Faster than his brain could even process, he reached down and tore the jagged and stained machete off of his belt. He took cautious steps back and wielded the knife in front of him, his hands white knuckle gripping the fabric wrapped hilt. His stare never left the dark, ominous room on the other side of the once operating escalator. They used to sell clothes inside once. Now the lights are out permanently and rubble litters the space. That’s how the whole plaza is has been ever since-

He hears footsteps shuffle from the corner of the room. The darkness is too thick to see through, not even the sunlight is reaching inside. But he knows he isn’t crazy. He heard what he heard. Frank waited for what felt like an eternity with bated breath, although it was definitely barely even twenty more seconds. He waited because he knew something was going to come outside, and when it did, he would strike that fucking thing down. Cut off its head and take away the last rotting, pathetic excuse for a life that it clings to.

How do you kill the undead? Frank doesn’t know, but he sure as fucking hell tries.

It’s time.

A figure emerges from the shadows, and Frank takes sudden, fast lurching steps forwards, raising his machete up in the lethal position that he knows will only take one strike to kill. This ugly corpse is about to-

Oh.

Oh.

He pauses. He lowers his blade.

He stares.

He stares into the seeing eyes of another. Clear eyes. Clear, working, vivid hazel. Alive. Alive eyes.

Him and the living man stare at each other in complete silence, breathing heavy and completely, completely still.

“I…” Frank tries to make a sentence, but words seem to fail him. He hasn’t had the need to speak out loud for seven months. Seven grueling months since the outbreak got out of control.

“I almost killed you.”

Frank lowered his machete, the blade nearly slipping from his sweating hands. He wasn’t paying attention.
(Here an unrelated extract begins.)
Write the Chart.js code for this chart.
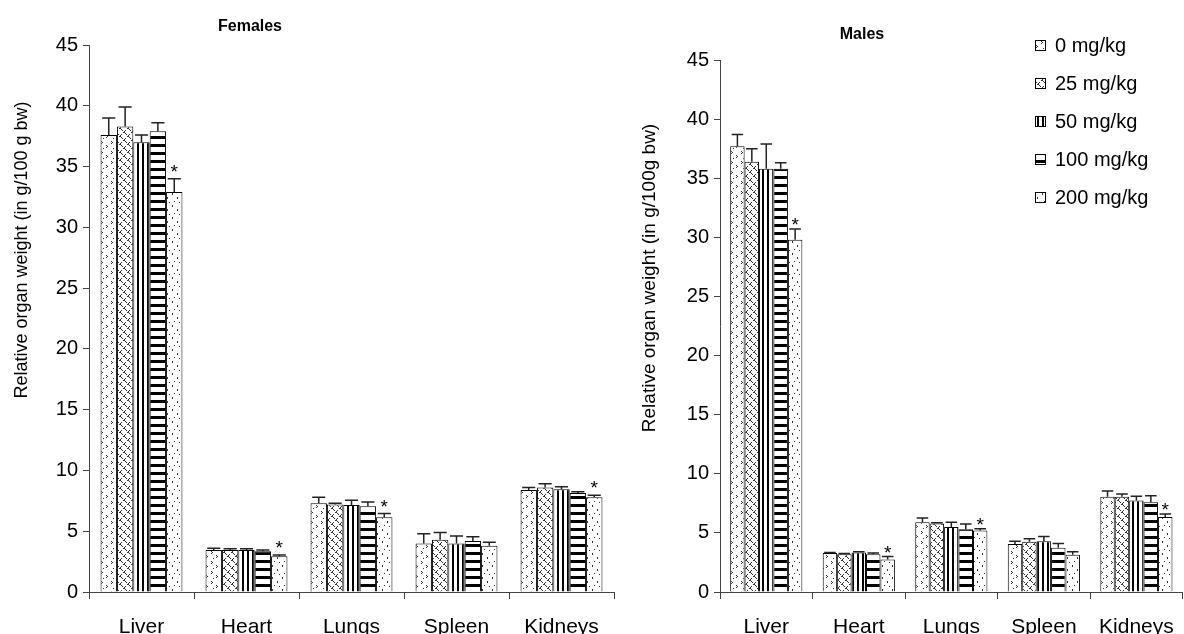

The man who was very much not a zombie wielded a bat with jagged, rusted nails sticking out from it at all angles. He too held it with a white-knuckle grip, and he was not as fast to relax as Frank was. He had shoulder length black hair that was stringy and plastered to his forehead with sweat and grime, but you could tell that when it was healthy it might’ve been almost pretty. His gray hoodie was torn and dirty and the long cargo shorts he wielded looked like they were soon due to disintegrate. But Frank couldn’t judge, he looked even worse probably. The man took a deep breath and exhaled shakily, and opened his mouth like he was about to speak, but he couldn’t decide on what to say. “I’m sorry for scaring you” maybe? Or perhaps “I thought you were a zombie too?” Or, even more appropriate, “Holy shit, I’m not the only one left!”

“Your hand is bleeding.”

“What? Oh. Oh…oops.” Frank stuttered and held his hand up. He hadn’t really realized that he had nicked his finger on the vending machine glass. But- you know, he kinda didn’t really care about that right now. More important matters to deal with, he’d say.

There was another beat of silence before the man cleared his throat and took a step forward, further out of the darkness. Some of the tension from his shoulders dissipated and he fastened his bat back on his backpack.

“I, uh…Sorry, I’m…sorry. I haven’t spoken to anyone in like…a long time. Like, at all. I didn’t plan what I’d say if I met anyone else alive.” He looked back up, their shared, wild stare meeting once again. “I didn’t really…think that I would.”

The two didn’t break eye contact. It was like their intent stares were now a lifeline stringing them together. The tense air hummed with a new energy. Survival. They weren’t…alone anymore.

 

“I didn’t either. I’m Frank. Shit…it sure is nice to meet you.”